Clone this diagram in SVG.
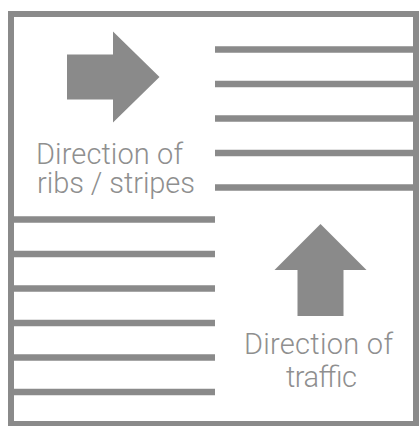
<svg xmlns="http://www.w3.org/2000/svg" width="419" height="426" viewBox="0 0 419 426">
<style>
.frame{fill:none;stroke:#8a8a8a;stroke-width:6}
.stripe{stroke:#8a8a8a;stroke-width:6.5;fill:none}
.arrow{fill:#8a8a8a}
.label{font-family:"Roboto","Liberation Sans",sans-serif;font-weight:300;font-size:29px;fill:#8f8f8f}
</style>
<rect width="419" height="426" fill="#ffffff"/>
<g id="frame"><rect class="frame" x="11" y="14" width="405" height="410"/></g>
<g id="connectors">
<g id="stripes-top">
<line class="stripe" x1="215" y1="49.5" x2="416" y2="49.5"/>
<line class="stripe" x1="215" y1="84" x2="416" y2="84"/>
<line class="stripe" x1="215" y1="118.5" x2="416" y2="118.5"/>
<line class="stripe" x1="215" y1="153" x2="416" y2="153"/>
<line class="stripe" x1="215" y1="187.5" x2="416" y2="187.5"/>
</g>
<g id="stripes-bottom">
<line class="stripe" x1="11" y1="219.5" x2="215" y2="219.5"/>
<line class="stripe" x1="11" y1="254" x2="215" y2="254"/>
<line class="stripe" x1="11" y1="288.5" x2="215" y2="288.5"/>
<line class="stripe" x1="11" y1="323" x2="215" y2="323"/>
<line class="stripe" x1="11" y1="357.5" x2="215" y2="357.5"/>
<line class="stripe" x1="11" y1="392" x2="215" y2="392"/>
</g>
</g>
<g id="node-ribs">
<polygon class="arrow" points="67,54.5 113,54.5 113,31.5 159.5,77 113,122.5 113,99.5 67,99.5"/>
<text class="label" x="36" y="164" textLength="147" lengthAdjust="spacing">Direction of</text>
<text class="label" x="37" y="193" textLength="158" lengthAdjust="spacing">ribs / stripes</text>
</g>
<g id="node-traffic">
<polygon class="arrow" points="297.5,316 297.5,270 274.5,270 320.5,224 366.5,270 343.5,270 343.5,316"/>
<text class="label" x="244" y="354" textLength="149" lengthAdjust="spacing">Direction of</text>
<text class="label" x="286" y="386.5" textLength="71" lengthAdjust="spacing">traffic</text>
</g>
</svg>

·····

**Prompt:** Leave every image out, and retype the material exactly.

**Exercise answer:**
Clone this diagram in SVG.
<svg xmlns="http://www.w3.org/2000/svg" width="419" height="426" viewBox="0 0 419 426">
<style>
.frame{fill:none;stroke:#8a8a8a;stroke-width:6}
.stripe{stroke:#8a8a8a;stroke-width:6.5;fill:none}
.arrow{fill:#8a8a8a}
.label{font-family:"Roboto","Liberation Sans",sans-serif;font-weight:300;font-size:29px;fill:#8f8f8f}
</style>
<rect width="419" height="426" fill="#ffffff"/>
<g id="frame"><rect class="frame" x="11" y="14" width="405" height="410"/></g>
<g id="connectors">
<g id="stripes-top">
<line class="stripe" x1="215" y1="49.5" x2="416" y2="49.5"/>
<line class="stripe" x1="215" y1="84" x2="416" y2="84"/>
<line class="stripe" x1="215" y1="118.5" x2="416" y2="118.5"/>
<line class="stripe" x1="215" y1="153" x2="416" y2="153"/>
<line class="stripe" x1="215" y1="187.5" x2="416" y2="187.5"/>
</g>
<g id="stripes-bottom">
<line class="stripe" x1="11" y1="219.5" x2="215" y2="219.5"/>
<line class="stripe" x1="11" y1="254" x2="215" y2="254"/>
<line class="stripe" x1="11" y1="288.5" x2="215" y2="288.5"/>
<line class="stripe" x1="11" y1="323" x2="215" y2="323"/>
<line class="stripe" x1="11" y1="357.5" x2="215" y2="357.5"/>
<line class="stripe" x1="11" y1="392" x2="215" y2="392"/>
</g>
</g>
<g id="node-ribs">
<polygon class="arrow" points="67,54.5 113,54.5 113,31.5 159.5,77 113,122.5 113,99.5 67,99.5"/>
<text class="label" x="36" y="164" textLength="147" lengthAdjust="spacing">Direction of</text>
<text class="label" x="37" y="193" textLength="158" lengthAdjust="spacing">ribs / stripes</text>
</g>
<g id="node-traffic">
<polygon class="arrow" points="297.5,316 297.5,270 274.5,270 320.5,224 366.5,270 343.5,270 343.5,316"/>
<text class="label" x="244" y="354" textLength="149" lengthAdjust="spacing">Direction of</text>
<text class="label" x="286" y="386.5" textLength="71" lengthAdjust="spacing">traffic</text>
</g>
</svg>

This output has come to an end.